Anın tadını kaçırmayı sever yaşamayı değil, hatta sonrasında güzel anın bir kez daha zıkkım olması için uğraşır gibidir. Niyeyse mutluluğu hak etmediğimizi mi düşünüyor, mutluluğa mı karşı; ne zaman güzel vakit geçlrsek ardından onun acısı çıkıyor. Yani ben arkadaşlarımla da güzel vakit geçirip dönmüş olsam da aynı ailecek de olsa aynı.
illa o anda da zıkkım edilecek sonrasında da zıkkım olması parlatılacak.
Hani giyemiyorsun desem şimdi böyle ceket almayacak ama mağazada öyle bir tavır takınıyor ki, rollerden rol beğen adeta.
Yani annesinin çok beğendiği ceketi almasına engel olan hain kötü pinti evlat muamelesi. şöyle en masum en yavru kedi bakışıyla, sesiyle, mimiği jesti el hareketiyle; almayayım mı yani sende der.
Giyemezsin alma başka bikey alalım desen, elinden şekeri alınmış bebe kadar içli ve masum boynunu büker, öyle bakışlar atar. Gören beni pinti, kötü kalpli ennesinden esirgeyen biri sansın.

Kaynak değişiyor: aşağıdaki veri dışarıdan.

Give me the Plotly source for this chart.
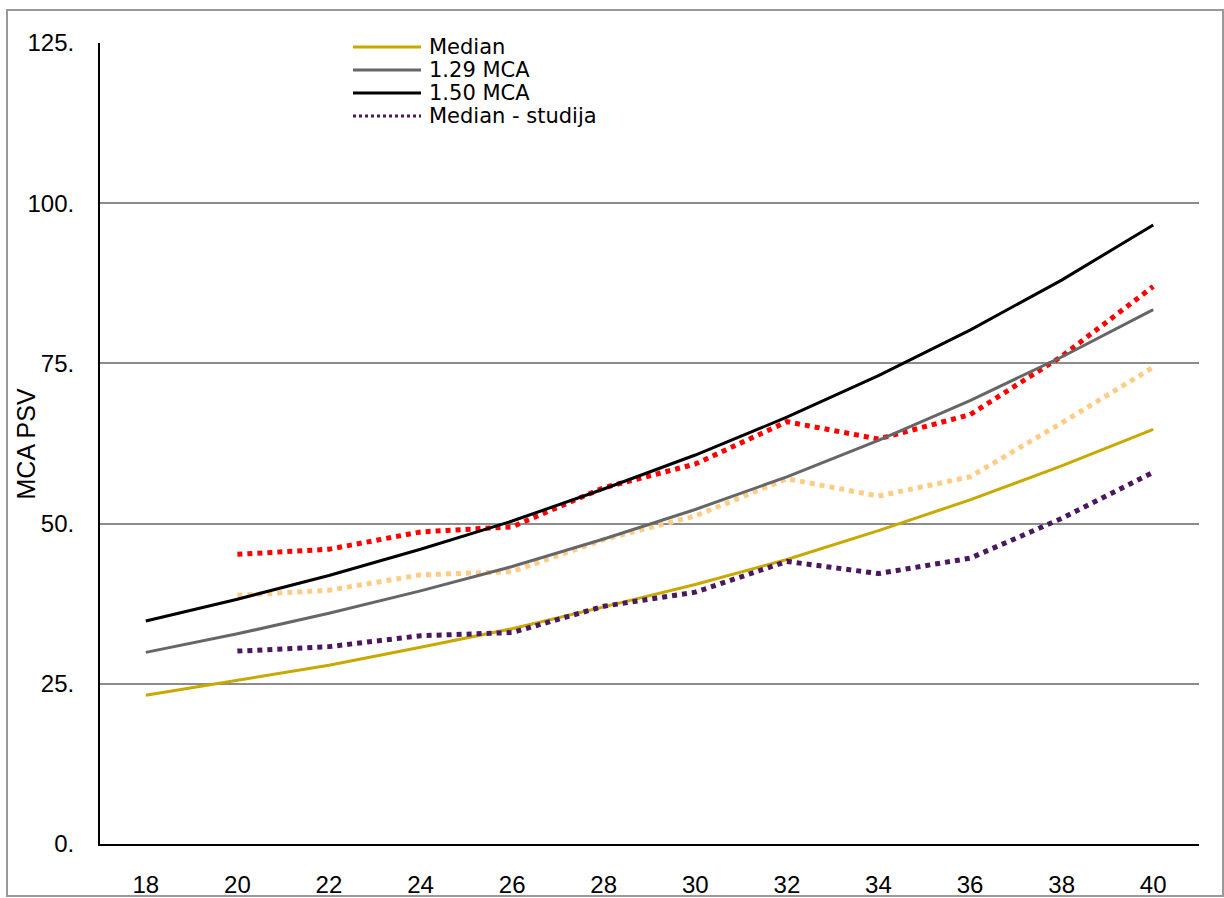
import plotly.graph_objects as go

weeks = [18, 20, 22, 24, 26, 28, 30, 32, 34, 36, 38, 40]
median = [23.2, 25.5, 27.9, 30.7, 33.6, 37.0, 40.5, 44.4, 48.9, 53.7, 59.0, 64.7]
mca_129 = [29.9, 32.8, 36.0, 39.5, 43.3, 47.6, 52.2, 57.3, 63.0, 69.2, 76.0, 83.4]
mca_150 = [34.8, 38.2, 41.9, 46.0, 50.4, 55.4, 60.7, 66.6, 73.1, 80.2, 88.0, 96.6]

study_weeks = [20, 22, 24, 26, 28, 30, 32, 34, 36, 38, 40]
study_median = [30.1, 30.8, 32.5, 33.0, 37.1, 39.3, 44.1, 42.2, 44.6, 50.8, 58.0]
study_orange = [38.8, 39.6, 42.0, 42.5, 47.5, 51.2, 57.0, 54.3, 57.3, 65.7, 74.4]
study_red = [45.2, 46.0, 48.7, 49.5, 55.6, 59.3, 65.9, 63.2, 67.0, 76.1, 87.0]

y_ticks = [0, 25, 50, 75, 100, 125]
y_ticktext = ["0.", "25.", "50.", "75.", "100.", "125."]
x_ticks = weeks
y_title = "MCA PSV"

legend_names = ["Median", "1.29 MCA", "1.50 MCA", "Median - studija"]
legend_colors = ["#C9A800", "#666666", "#000000", "#4B1760"]
legend_dash = ["solid", "solid", "solid", "dot"]

fig = go.Figure()
fig.add_trace(go.Scatter(x=study_weeks, y=study_red, mode="lines", name="red",
                         line=dict(color="#FF0000", width=5, dash="dot"), showlegend=False))
fig.add_trace(go.Scatter(x=study_weeks, y=study_orange, mode="lines", name="orange",
                         line=dict(color="#FFCC88", width=5, dash="dot"), showlegend=False))
fig.add_trace(go.Scatter(x=weeks, y=median, mode="lines", name=legend_names[0],
                         line=dict(color=legend_colors[0], width=3), showlegend=False))
fig.add_trace(go.Scatter(x=weeks, y=mca_129, mode="lines", name=legend_names[1],
                         line=dict(color=legend_colors[1], width=3), showlegend=False))
fig.add_trace(go.Scatter(x=weeks, y=mca_150, mode="lines", name=legend_names[2],
                         line=dict(color=legend_colors[2], width=3), showlegend=False))
fig.add_trace(go.Scatter(x=study_weeks, y=study_median, mode="lines", name=legend_names[3],
                         line=dict(color=legend_colors[3], width=5, dash="dot"), showlegend=False))

W, H = 1224, 898
L, R, T, B = 100, 25, 43, 54
pw, ph = W - L - R, H - T - B

def px(x):
    return (x - L) / pw

def py(y):
    return (H - B - y) / ph

shapes = []
annotations = []
# outer border
shapes.append(dict(type="rect", xref="paper", yref="paper",
                   x0=px(7), x1=px(1223), y0=py(896), y1=py(10),
                   line=dict(color="#999999", width=2), fillcolor="rgba(0,0,0,0)", layer="below"))
# manual legend
rows_y = [47, 70, 93, 116]
for name, col, dsh, ry in zip(legend_names, legend_colors, legend_dash, rows_y):
    shapes.append(dict(type="line", xref="paper", yref="paper",
                       x0=px(353), x1=px(421), y0=py(ry), y1=py(ry),
                       line=dict(color=col, width=3, dash=dsh)))
    annotations.append(dict(xref="paper", yref="paper", x=px(427), y=py(ry),
                            text=name, showarrow=False, xanchor="left", yanchor="middle",
                            font=dict(family="DejaVu Sans", size=21, color="#000000")))
# y-axis title
annotations.append(dict(xref="paper", yref="paper", x=px(25), y=py(444.5),
                        text=y_title, showarrow=False, textangle=-90,
                        xanchor="center", yanchor="middle",
                        font=dict(family="Liberation Sans", size=25, color="#000000")))

fig.update_layout(
    width=W, height=H,
    margin=dict(l=L, r=R, t=T, b=B, autoexpand=False),
    paper_bgcolor="white", plot_bgcolor="white",
    font=dict(family="Liberation Sans", size=24, color="#000000"),
    shapes=shapes, annotations=annotations,
    showlegend=False,
)
fig.update_xaxes(range=[17, 41], tickvals=x_ticks, ticktext=[str(w) for w in x_ticks],
                 showgrid=False, zeroline=False, showline=True, linecolor="#000000", linewidth=2,
                 ticks="", ticklabelstandoff=18, tickfont=dict(family="Liberation Sans", size=24))
fig.update_yaxes(range=[0, 125], tickvals=y_ticks, ticktext=y_ticktext,
                 showgrid=True, gridcolor="#8C8C8C", gridwidth=2, zeroline=False,
                 showline=True, linecolor="#000000", linewidth=2, ticks="",
                 ticklabelstandoff=19, tickfont=dict(family="Liberation Sans", size=24))

fig.write_html("out.html")
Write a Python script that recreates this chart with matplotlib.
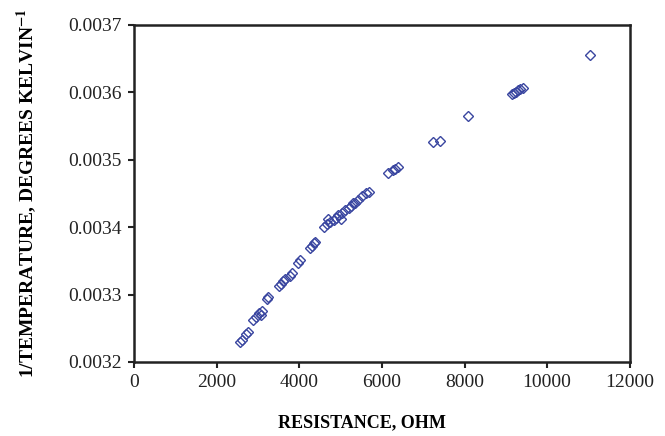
"""
Resistance vs 1/T calibration scatter (thermistor).
Saves out.png
"""
import matplotlib
matplotlib.use("Agg")
import matplotlib.pyplot as plt

# values
resistance = [2560, 2620, 2710, 2750, 2880, 2960, 3030, 3080, 3100, 3230,
              3250, 3520, 3560, 3610, 3650, 3770, 3830, 3960, 4020, 4260,
              4300, 4350, 4380, 4600, 4670, 4700, 4750, 4830, 4900, 4950,
              5000, 5040, 5110, 5200, 5260, 5300, 5350, 5420, 5520, 5610,
              5700, 6150, 6270, 6320, 6390, 7230, 7410, 8080, 9150, 9200,
              9250, 9300, 9350, 9420, 11040]
inv_temp = [0.003230, 0.003233, 0.003242, 0.003245, 0.003262, 0.003266,
            0.003273, 0.003270, 0.003276, 0.003293, 0.003296, 0.003313,
            0.003316, 0.003320, 0.003323, 0.003328, 0.003332, 0.003347,
            0.003351, 0.003369, 0.003372, 0.003376, 0.003378, 0.003400,
            0.003405, 0.003412, 0.003407, 0.003410, 0.003413, 0.003418,
            0.003412, 0.003421, 0.003425, 0.003429, 0.003432, 0.003436,
            0.003436, 0.003440, 0.003446, 0.003450, 0.003452, 0.003481,
            0.003485, 0.003487, 0.003489, 0.003526, 0.003528, 0.003565,
            0.003597, 0.003599, 0.003601, 0.003603, 0.003605, 0.003607,
            0.003656]

x_ticks = [0, 2000, 4000, 6000, 8000, 10000, 12000]
y_ticks = [0.0032, 0.0033, 0.0034, 0.0035, 0.0036, 0.0037]

plt.rcParams["font.family"] = ["Liberation Serif", "DejaVu Serif"]
plt.rcParams["mathtext.fontset"] = "stix"

fig = plt.figure(figsize=(6.65, 4.36), dpi=100)
ax = fig.add_axes([0.2015, 0.170, 0.7455, 0.7727])

ax.plot(resistance, inv_temp, linestyle="none", marker="D", markersize=5.5,
        markerfacecolor="none", markeredgecolor="#3a46a0", markeredgewidth=1.0)

ax.set_xlim(0, 12000)
ax.set_ylim(0.0032, 0.0037)
ax.set_xticks(x_ticks)
ax.set_yticks(y_ticks)
ax.set_xticklabels([str(t) for t in x_ticks])
ax.set_yticklabels([f"{t:.4f}" for t in y_ticks])
ax.tick_params(direction="out", length=4, width=1.5, labelsize=14,
               colors="#222222", pad=5)
for s in ax.spines.values():
    s.set_linewidth(1.8)
    s.set_color("#222222")

ax.set_xlabel("RESISTANCE, OHM", fontsize=13, fontweight="bold")
ax.xaxis.set_label_coords(0.46, -0.155)
ax.set_ylabel(r"1/TEMPERATURE, DEGREES KELVIN$^{\mathbf{-1}}$", fontsize=14,
              fontweight="bold", labelpad=21)

fig.savefig("out.png", dpi=100)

Mesela; tamama sen öyle diyorsan almayayım o zaman. Engelliyormuşum gibi.
Hani tatlı alırken de öyle ya. Ben yemem desem almaz ama sonra almadığına pişman beni suçlar. E kendine alaydın yiyeydin.
her konuda beni engelleyen kendi, ama o ben onu engelliyorum diye düşünüyor.
Haliyle alma giyemiyorsun demiyorum. iyi al diyorum madem beğendin. Ama sanki istediğl benim aldırmamam ve benim hakkımda yanlış izlenim yaratmakmış gibi ısrarla alma dememi sağlamaya çalışıyor.
Ben de anlıyorum artık, beğendiysen al diyorum. Bu defa da bu cevap yetmiyor.
Beğenmiş de işte bence giymeye yeri olur muymuş yani???
Olmayacak elbet, senede 2 kere ancak çıkarız akşam. Cidden. Ee nerde giyecek? öyle demiyorum ısrarla.
Hem kararı bana bırakmak istiyor hem sonra beni suçlamak. Beni suçlamak için bahaneye ihtiyacı yok ki, baştan aşağı kusur doluyum ki zaten gözünde.
Al diyorum beğendin.
Ama nerede giyeceğim?
Ablamlar gelince. Yada gidince.
Amaan senede 5-10! (???)
olsun güzel, beğendin de.
çok pahalı ama Nazlı.
Taksitle veririz.
Alma diyeyim diye daha bin takla. Demiyorum. Hem o izlenim bırakması hem sonra evde o beğendiği şeyi dilinden düşürmeyip beni suçlamasını duymak istemiyorum.
Gerçi al deyince de ben suçluyum sonrasında. Hiç giyemiyormuş ki olmuyormuş ikte yeri niye almışsaymış ben de hiç engellememişim boşa masraf!